RCC-Renal cell carcinoma is the most common type of kidney cancer. The disease occurs when a tumor grows in the lining of the tubules (tiny tubes) in the kidney.
Other kinds of kidney cancer include renal sarcomas, transitional cell carcinomas, Wilms tumors, and lymphomas.
Kidney cancer at its early stage usually does not cause any signs or symptoms. A possible sign of later-stage kidney cancer includes blood in the urine (hematuria) that causes the urine to change color. Other signs and symptoms include (among others) low back pain, loss of appetite, unexplained weight loss, fever that comes and goes, fatigue, and anemia.
To diagnose kidney cancer, patients usually undergo a series of tests and procedures:
- Urine tests-the first step is checking for blood in the urine.
- Blood tests- such as a full blood count, and kidney functions.
- Intravenous pyelogram (IVP)-during the procedures, the specialist injects dye into the patient’s bloodstream and uses X-rays to study the color as it passes through the urinary tract.
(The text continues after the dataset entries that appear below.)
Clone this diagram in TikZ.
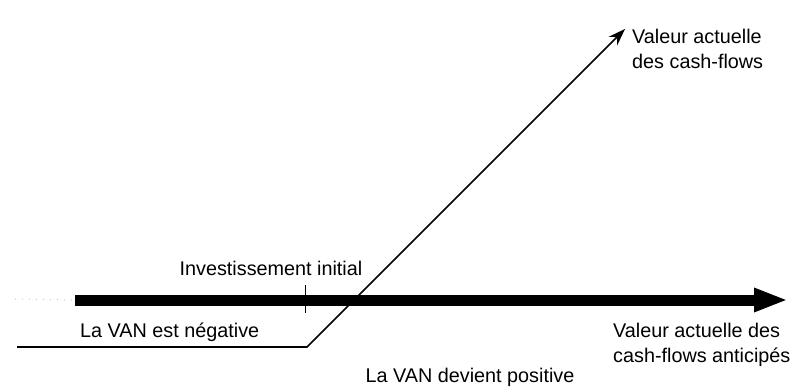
\documentclass[tikz,border=0pt]{standalone}
\usepackage{fontspec}
\setmainfont{Liberation Sans}
\usetikzlibrary{arrows.meta}
\begin{document}
\begin{tikzpicture}[x=1pt,y=-1pt,
  lbl/.style={inner sep=0pt, font=\fontsize{19.8}{24.5}\selectfont, align=left},
  bigarrow/.style={line width=11pt, -{Triangle[length=34pt,width=22pt]}},
  valline/.style={line width=1.7pt, -{Stealth[length=17pt,width=12pt]}}]
\useasboundingbox (0,0) rectangle (800,390);
% coordinates
\coordinate (dotstart) at (15,299);
\coordinate (ashaft) at (75,300);
\coordinate (atip) at (788,300);
\coordinate (lstart) at (17,347);
\coordinate (lknee) at (307,347);
\coordinate (ltip) at (625,29);
\coordinate (ticktop) at (305,285);
\coordinate (tickbot) at (305,313);
% faint leading dots
\draw[gray!45, line width=1pt, dash pattern=on 1pt off 6pt] (dotstart) -- (ashaft);
% thick axis arrow
\draw[bigarrow] (ashaft) -- (atip);
% tick
\draw[line width=0.8pt] (ticktop) -- (tickbot);
% value line
\draw[valline] (lstart) -- (lknee) -- (ltip);
% labels
\node[lbl, anchor=base] (inv) at (271,275) {Investissement initial};
\node[lbl, anchor=base west] (neg) at (80,337) {La VAN est négative};
\node[lbl, anchor=base] (pos) at (470,382) {La VAN devient positive};
\node[lbl, anchor=north west] (vac) at (632,29) {Valeur actuelle\\des cash-flows};
\node[lbl, anchor=north west] (vaa) at (613,323) {Valeur actuelle des\\cash-flows anticipés};
\end{tikzpicture}
\end{document}
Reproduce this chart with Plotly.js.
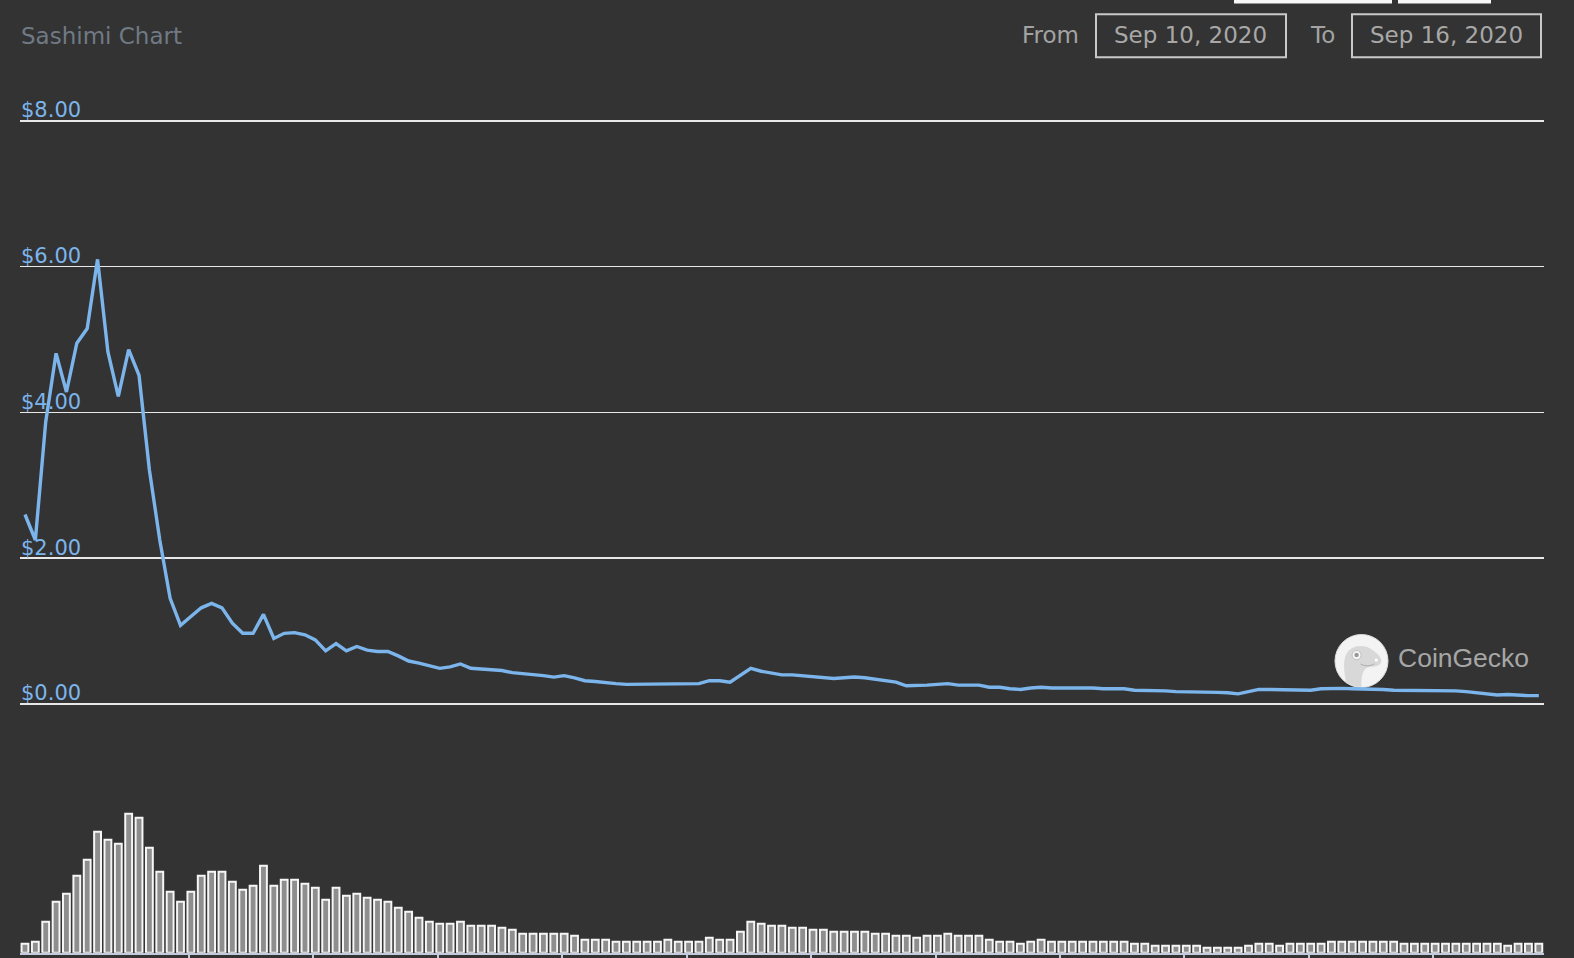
<!DOCTYPE html>
<html>
<head>
<meta charset="utf-8">
<script src="https://cdn.plot.ly/plotly-3.0.1.min.js"></script>
<style>
  html, body { margin: 0; padding: 0; background: #333333; }
  #chart { width: 1574px; height: 958px; }
</style>
</head>
<body>
<div id="chart"></div>
<script>
// ---------------- data ----------------
const chartTitle = "Sashimi Chart";
const fromLabel = "From";
const toLabel = "To";
const fromDate = "Sep 10, 2020";
const toDate = "Sep 16, 2020";
const brandName = "CoinGecko";

// hourly series start
const startTime = "2020-09-10T08:11:00";

// price (USD), hourly
const price = [
  2.60, 2.25, 3.87, 4.81, 4.28, 4.95, 5.15, 6.10, 4.83, 4.22,
  4.86, 4.51, 3.21, 2.25, 1.45, 1.08, 1.20, 1.32, 1.38, 1.32,
  1.11, 0.97, 0.97, 1.23, 0.90, 0.97, 0.98, 0.95, 0.88, 0.73,
  0.83, 0.73, 0.79, 0.74, 0.72, 0.72, 0.66, 0.59, 0.56, 0.53,
  0.49, 0.51, 0.55, 0.49, 0.48, 0.48, 0.46, 0.43, 0.42, 0.41,
  0.39, 0.37, 0.39, 0.36, 0.32, 0.31, 0.29, 0.28, 0.27, 0.27,
  0.27, 0.27, 0.28, 0.28, 0.28, 0.28, 0.32, 0.32, 0.30, 0.39,
  0.49, 0.45, 0.42, 0.40, 0.40, 0.39, 0.37, 0.36, 0.35, 0.36,
  0.37, 0.36, 0.34, 0.32, 0.30, 0.25, 0.25, 0.26, 0.27, 0.28,
  0.26, 0.26, 0.26, 0.23, 0.23, 0.21, 0.20, 0.22, 0.23, 0.22,
  0.22, 0.23, 0.22, 0.22, 0.21, 0.21, 0.21, 0.19, 0.19, 0.18,
  0.18, 0.17, 0.17, 0.17, 0.16, 0.16, 0.155, 0.14, 0.17, 0.20,
  0.20, 0.20, 0.20, 0.20, 0.19, 0.21, 0.215, 0.215, 0.21, 0.21,
  0.21, 0.20, 0.19, 0.19, 0.18, 0.18, 0.18, 0.18, 0.18, 0.17,
  0.155, 0.13, 0.125, 0.13, 0.12, 0.115, 0.115
];

// volume (relative units), hourly
const volume = [
  27, 33, 93, 153, 177, 231, 279, 363, 339, 327,
  417, 405, 315, 243, 183, 153, 183, 231, 243, 243,
  213, 189, 201, 261, 201, 219, 219, 207, 195, 159,
  195, 171, 177, 165, 159, 153, 135, 123, 105, 93,
  87, 87, 93, 81, 81, 81, 75, 69, 57, 57,
  57, 57, 57, 51, 39, 39, 39, 33, 33, 33,
  33, 33, 39, 33, 33, 33, 45, 39, 39, 63,
  93, 87, 81, 81, 75, 75, 69, 69, 63, 63,
  63, 63, 57, 57, 51, 51, 45, 51, 51, 57,
  51, 51, 51, 39, 33, 33, 27, 33, 39, 33,
  33, 33, 33, 33, 33, 33, 33, 27, 27, 21,
  21, 21, 21, 21, 15, 15, 15, 15, 21, 27,
  27, 21, 27, 27, 27, 27, 33, 33, 33, 33,
  33, 33, 33, 27, 27, 27, 27, 27, 27, 27,
  27, 27, 27, 21, 27, 27, 27
];

const priceTicks = [0, 2, 4, 6, 8];
const priceTickLabels = ["$0.00", "$2.00", "$4.00", "$6.00", "$8.00"];

// ---------------- build ----------------
const HOUR = 3600000;
const t0 = new Date(startTime + "Z").getTime();
function iso(ms) { return new Date(ms).toISOString().replace("Z", ""); }
const times = price.map((_, i) => iso(t0 + i * HOUR));

const W = 1574, H = 958;
const px = x => x / W;
const py = y => 1 - y / H;

const lineColor = "#7cb5ec";

const traces = [
  {
    type: "bar", x: times, y: volume, xaxis: "x", yaxis: "y2",
    marker: { color: "#8e8e8e", line: { color: "#f6f6f6", width: 2 } },
    hoverinfo: "skip"
  },
  {
    type: "scatter", mode: "lines", x: times, y: price, xaxis: "x", yaxis: "y",
    line: { color: lineColor, width: 3.4, shape: "linear" },
    hoverinfo: "skip"
  }
];

const geckoSvg =
  '<svg xmlns="http://www.w3.org/2000/svg" viewBox="-28 -28 56 56" width="56" height="56">' +
  '<defs><clipPath id="c"><circle r="26.5"/></clipPath></defs>' +
  '<circle r="27" fill="#f3f3f3" stroke="#dedede" stroke-width="1"/>' +
  '<g clip-path="url(#c)">' +
  '<path d="M-14 28 C-18 14 -19 2 -16 -6 C-12 -16 2 -18 10 -12 C16 -8 21 -4 20 1 C19 5 13 6 8 6 C3 7 -1 12 0 28 Z" fill="#d8d8d8"/>' +
  '</g>' +
  '<circle cx="-5" cy="-6" r="4.6" fill="#fafafa" stroke="#bcbcbc" stroke-width="1"/>' +
  '<circle cx="-5" cy="-6" r="2.3" fill="#9a9a9a"/>' +
  '<circle cx="15" cy="-1" r="1.6" fill="#ffffff"/>' +
  '<path d="M-1 3 C4 6 9 5 13 3" stroke="#ababab" fill="none" stroke-width="1"/>' +
  '</svg>';

const xStart = t0 - 0.48 * HOUR;
const xEnd = t0 + 146.5 * HOUR;

const layout = {
  width: W, height: H,
  margin: { l: 0, r: 0, t: 0, b: 0, pad: 0 },
  paper_bgcolor: "#333333",
  plot_bgcolor: "#333333",
  showlegend: false,
  bargap: 0.34,
  font: { family: "DejaVu Sans", color: "#a3a3a3" },
  xaxis: {
    type: "date",
    domain: [px(20), px(1544)],
    range: [iso(xStart), iso(xEnd)],
    anchor: "y2",
    showgrid: false, zeroline: false,
    showline: true, linecolor: "#c4cadd", linewidth: 2,
    ticks: "outside", ticklen: 7, tickwidth: 2, tickcolor: "#c4cadd",
    tick0: "2020-09-10 12:00", dtick: 12 * HOUR,
    showticklabels: false,
    automargin: false, fixedrange: true
  },
  yaxis: {
    domain: [py(705.5), py(95.1)],
    range: [-0.02, 8.3525],
    anchor: "x",
    tickmode: "array", tickvals: priceTicks, ticktext: priceTickLabels,
    ticklabelposition: "inside",
    ticklabelshift: -11,
    ticklabelstandoff: -2,
    ticks: "",
    tickfont: { family: "DejaVu Sans", size: 21, color: lineColor },
    showgrid: true, gridcolor: "#e8e8e8", gridwidth: 1.7,
    zeroline: true, zerolinecolor: "#e8e8e8", zerolinewidth: 1.7,
    showline: false,
    automargin: false, fixedrange: true
  },
  yaxis2: {
    domain: [py(952.7), py(766.4)],
    range: [0, 559],
    anchor: "x",
    showgrid: false, zeroline: false, showline: false,
    showticklabels: false, ticks: "",
    automargin: false, fixedrange: true
  },
  annotations: [
    { text: chartTitle, xref: "paper", yref: "paper", x: px(18.5), y: py(36), xanchor: "left", yanchor: "middle",
      showarrow: false, font: { family: "DejaVu Sans", size: 23, color: "#707a84" } },
    { text: fromLabel, xref: "paper", yref: "paper", x: px(1081), y: py(35), xanchor: "right", yanchor: "middle",
      showarrow: false, font: { family: "DejaVu Sans", size: 23, color: "#a3a3a3" } },
    { text: fromDate, xref: "paper", yref: "paper", x: px(1190), y: py(35), xanchor: "center", yanchor: "middle",
      showarrow: false, font: { family: "DejaVu Sans", size: 23, color: "#a8a8a8" } },
    { text: toLabel, xref: "paper", yref: "paper", x: px(1322.5), y: py(35), xanchor: "center", yanchor: "middle",
      showarrow: false, font: { family: "DejaVu Sans", size: 23, color: "#a3a3a3" } },
    { text: toDate, xref: "paper", yref: "paper", x: px(1446.5), y: py(35), xanchor: "center", yanchor: "middle",
      showarrow: false, font: { family: "DejaVu Sans", size: 23, color: "#a8a8a8" } },
    { text: brandName, xref: "paper", yref: "paper", x: px(1396), y: py(658), xanchor: "left", yanchor: "middle",
      showarrow: false, font: { family: "Liberation Sans", size: 26.5, color: "#a6a6a6" } }
  ],
  shapes: [
    { type: "rect", xref: "paper", yref: "paper", x0: px(1096), x1: px(1286), y0: py(57.3), y1: py(14.3),
      line: { color: "#c9c9c9", width: 2 }, fillcolor: "rgba(0,0,0,0)" },
    { type: "rect", xref: "paper", yref: "paper", x0: px(1352), x1: px(1541), y0: py(57.3), y1: py(14.3),
      line: { color: "#c9c9c9", width: 2 }, fillcolor: "rgba(0,0,0,0)" },
    { type: "rect", xref: "paper", yref: "paper", x0: px(1234), x1: px(1392), y0: py(3.4), y1: py(-4),
      line: { width: 0 }, fillcolor: "#f7f7f7" },
    { type: "rect", xref: "paper", yref: "paper", x0: px(1398), x1: px(1491), y0: py(3.4), y1: py(-4),
      line: { width: 0 }, fillcolor: "#f7f7f7" }
  ],
  images: [
    { source: "data:image/svg+xml;charset=utf-8," + encodeURIComponent(geckoSvg),
      xref: "paper", yref: "paper", x: px(1334), y: py(633.5), sizex: px(55) , sizey: 55 / H,
      xanchor: "left", yanchor: "top", sizing: "stretch", layer: "below" }
  ]
};

Plotly.newPlot("chart", traces, layout, { staticPlot: true, displayModeBar: false });
</script>
</body>
</html>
- Imaging tests- creating detailed images of the kidney to detect a tumor or any abnormalities. The tests might include an ultrasound, a CT, or an MRI.
- A biopsy- the surgeon performs a biopsy, and the pathologist checks the tissue sample for cancerous cells. The pathologist generates a report detailing the type of cells in the tumor and the cancer aggressiveness. Special lab tests might also specify whether the tumor cells have specific mutations, such as mutations of the VHL gene. This information assists the medical team to plan the appropriate treatment.
A kidney tumor can spread locally within the kidney, regionally to the other kidney or nearby lymph nodes, and systemically to other organs. Common spreading might occur to the lungs and bones. It can also spread to the brain, liver, and other tissues. To learn whether cancer has spread, the doctor might recommend imaging tests. They may include CT, MRI, bone scan, chest X-ray, or a PET CT scan.
Most patients diagnosed with kidney cancer will need to undergo surgery. The surgeon may perform a partial nephrectomy (PN), which involves removing the tumor and some surrounding tissue. The surgeon can perform PN as an open surgery or a laparoscopic procedure that can be robot-assisted. When necessary, the surgeon will remove the entire kidney, the adrenal gland, and the surrounding tissue in a procedure called a radical nephrectomy (RN).
For people who cannot undergo surgery, the medical team might consider another treatment approach to destroy small tumors. The procedure is called ablation therapy: either freezing the tumor (cryoablation-CA), heating the cancer cells (RFA-radiofrequency ablation), or microwave ablation (MWA). Some patients might benefit from specific targeted therapy, such as tyrosine kinase inhibitors (TKI). Examples include sunitinib and pazopanib. The medical team might recommend chemotherapy or radiation therapy. For some patients with metastatic or advanced kidney cancer, there is also the option of immunotherapy drugs and clinical trials with new medications and combo treatments.